Complex problems are often vague and have many possible solutions. The Meta-Problem Method may lead you far away from the dilemma that started your quest. That’s because the method forces you to clarify what you really want and what you are willing to give up. It enables you to compare objectively the possible pathways and their trade offs. It prevents you locking into solutions mode too early and then doubling down on solving a low-yield problem that does not serve your goals as well as the alternatives. At the end of this process, you will have a better understanding of your priorities and how to achieve them.
Steps in the Meta-Problem Method
Dilemma
The high-level issue you are trying to address
Use new technology to improve students’ learning.
Goal
The changes you want to make to address the dilemma. There are usually many options.
Supporting goals
- Avoid students choosing to cheat.
- Teach students how to use new technology.
Other goals could include students learn the course content or reducing teacher work.
Problem Space
The set of problems you could chose to solve to advance your goals, plus the constraints that hold you back.
Example problems:
- How can we prevent students cheating with AI? Maybe the problem to solve is “how can we discourage cheating with solutions like making it harder to do?”
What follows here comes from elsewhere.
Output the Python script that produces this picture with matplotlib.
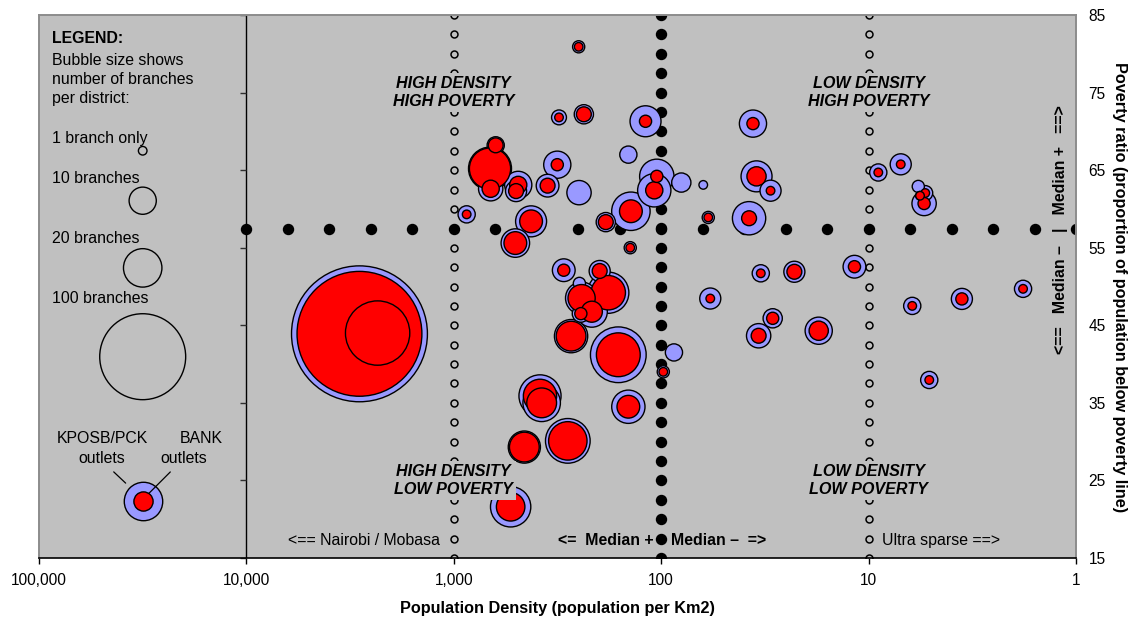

- How can we ensure students learn how to use new technology? Maybe the problem to solve is “how to teach students when AI gets the answer wrong?”
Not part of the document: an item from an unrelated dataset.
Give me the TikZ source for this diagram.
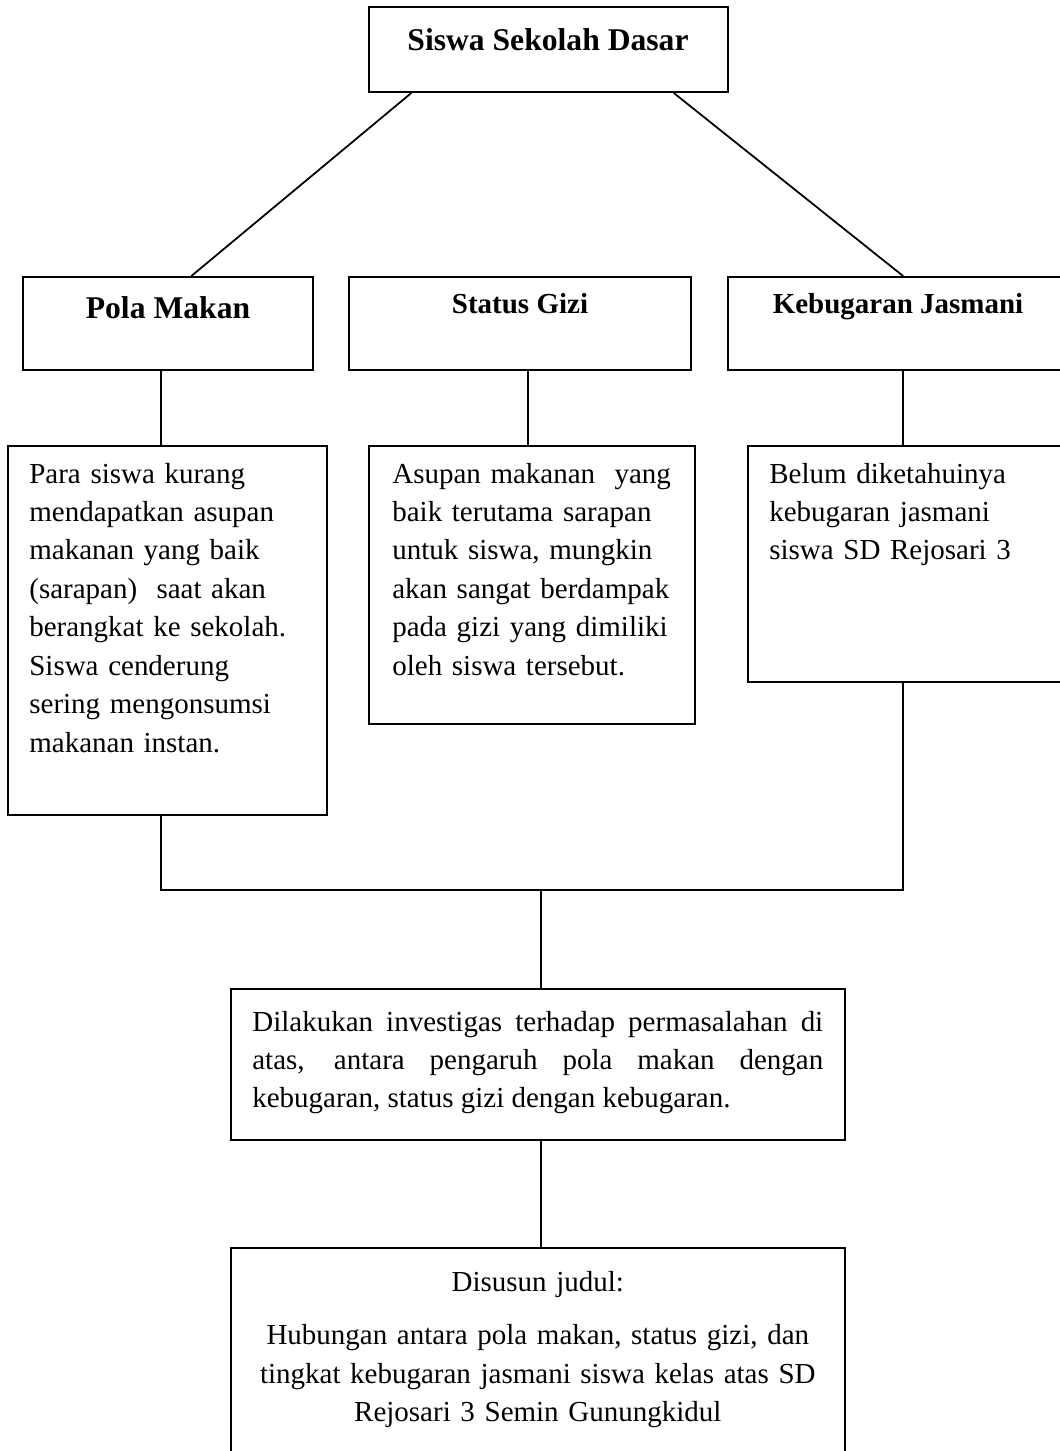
\documentclass[tikz,border=0pt]{standalone}
\usepackage{fontspec}
\setmainfont{Liberation Serif}
\usetikzlibrary{calc, fit}

\begin{document}
\begin{tikzpicture}[
x={(0.02 cm, 0 cm)}, y={(0 cm, -0.02 cm)},
% #region Picture settings %
kotak/.style={draw, line width=1.1pt, inner sep=0pt},
garis/.style={line width=1pt},
judul/.style={font=\bfseries\fontsize{16.5}{20}\selectfont, inner sep=0pt, anchor=base},
isi/.style={font=\fontsize{16.5}{21.9}\selectfont, inner sep=0pt, anchor=base west, align=left, text width=5.6cm},
% #endregion Picture settings %
]
\useasboundingbox (0,0) rectangle (1060,1451);

\node[kotak, fit={(369,7) (728,92)}] (siswa) {};
\node[kotak, fit={(23,277) (313,370)}] (pola) {};
\node[kotak, fit={(349,277) (691,370)}] (gizi) {};
\node[kotak, fit={(728,277) (1068,370)}] (bugar) {};
\node[kotak, fit={(8,446) (327,815)}] (polaisi) {};
\node[kotak, fit={(369,446) (695,724)}] (giziisi) {};
\node[kotak, fit={(748,446) (1068,682)}] (bugarisi) {};
\node[kotak, fit={(231,989) (845,1140)}] (investigasi) {};
\node[kotak, fit={(231,1248) (845,1470)}] (usulan) {};

\node[judul, font=\bfseries\fontsize{18}{22}\selectfont] (siswatxt) at (548,50) {Siswa Sekolah Dasar};
\node[judul, font=\bfseries\fontsize{18}{22}\selectfont] (polatxt) at (168,318) {Pola Makan};
\node[judul] (gizitxt) at (520,313) {Status Gizi};
\node[judul] (bugartxt) at (898,313) {Kebugaran Jasmani};

\node[isi] (polaisitxt) at (29,483) {Para siswa kurang\\ mendapatkan asupan\\ makanan yang baik\\ (sarapan)~ saat akan\\ berangkat ke sekolah.\\ Siswa cenderung\\ sering mengonsumsi\\ makanan instan.};
\node[isi] (giziisitxt) at (392,483) {Asupan makanan~ yang\\ baik terutama sarapan\\ untuk siswa, mungkin\\ akan sangat berdampak\\ pada gizi yang dimiliki\\ oleh siswa tersebut.};
\node[isi] (bugarisitxt) at (769,483) {Belum diketahuinya\\ kebugaran jasmani\\ siswa SD Rejosari 3};
\node[isi, align=justify, text width=11.42cm] (investigasitxt) at (252,1031) {Dilakukan investigas terhadap permasalahan di\linebreak atas, antara pengaruh pola makan dengan\linebreak kebugaran, status gizi dengan kebugaran.};
\node[isi, align=center, text width=11.42cm] (usulantxt) at (252,1291) {Disusun judul:\\[0.31cm] Hubungan antara pola makan, status gizi, dan\\ tingkat kebugaran jasmani siswa kelas atas SD\\ Rejosari 3 Semin Gunungkidul};

\coordinate (kiri) at (161,890);
\coordinate (tengah) at (541,890);
\coordinate (kanan) at (903,890);

\draw[garis] ($(siswa.south west)!.12!(siswa.south east)$) -- ($(pola.north west)!.58!(pola.north east)$);
\draw[garis] ($(siswa.south west)!.847!(siswa.south east)$) -- ($(bugar.north west)!.515!(bugar.north east)$);
\draw[garis] (pola.south -| kiri) -- (polaisi.north -| kiri);
\draw[garis] ($(gizi.south west)!.523!(gizi.south east)$) coordinate (g) -- (g |- giziisi.north);
\draw[garis] (bugar.south -| kanan) -- (bugarisi.north -| kanan);
\draw[garis] (polaisi.south -| kiri) -- (kiri) -- (kanan) -- (bugarisi.south -| kanan);
\draw[garis] (tengah) -- (investigasi.north -| tengah);
\draw[garis] (investigasi.south -| tengah) -- (usulan.north -| tengah);

\end{tikzpicture}
\end{document}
There are many other potential problems to solve related to using new technologies to improve students learning. Each goal has many possible problems we could link to it. Are there other problems linked to these first two goals? Which options come to mind for the other goals?
High-Yield Problems
Sometimes solving one problem helps make progress towards several goals. In this step, we identify these “two-for-the-price-of-one” problems.
Which options will advance more than one goal?
- Switching to blue-book tests ensures students learn the material and prevents them from cheating. However, it would not help them learn when to use AI.
- Designing course assessments to test the things AI does both well and poorly will help them learn how to use new technology and some of the course content. However, it increases the risk of students using AI inappropriately.
There are many potential solutions that will have varying effects on the set of goals. Which alternatives improve the most important goals? How might the unknown change the right path forward? What other possible solutions are there to address the dilemma?
Problem Selection
Which of the many possible options in the high-yield problem step is the best set to address the dilemma?
- Which solutions make the most sense as an educator?
- Which solutions will best address the dilemma?
- Which solutions will deliver the best outcome for the least amount of time, effort and money?
Implement, Learn and Adapt
Check continuously that you are still solving the best problem, as new information emerges.
Observe and learn as you go. As new information reveals itself, check continuously that you’re still solving the right problem.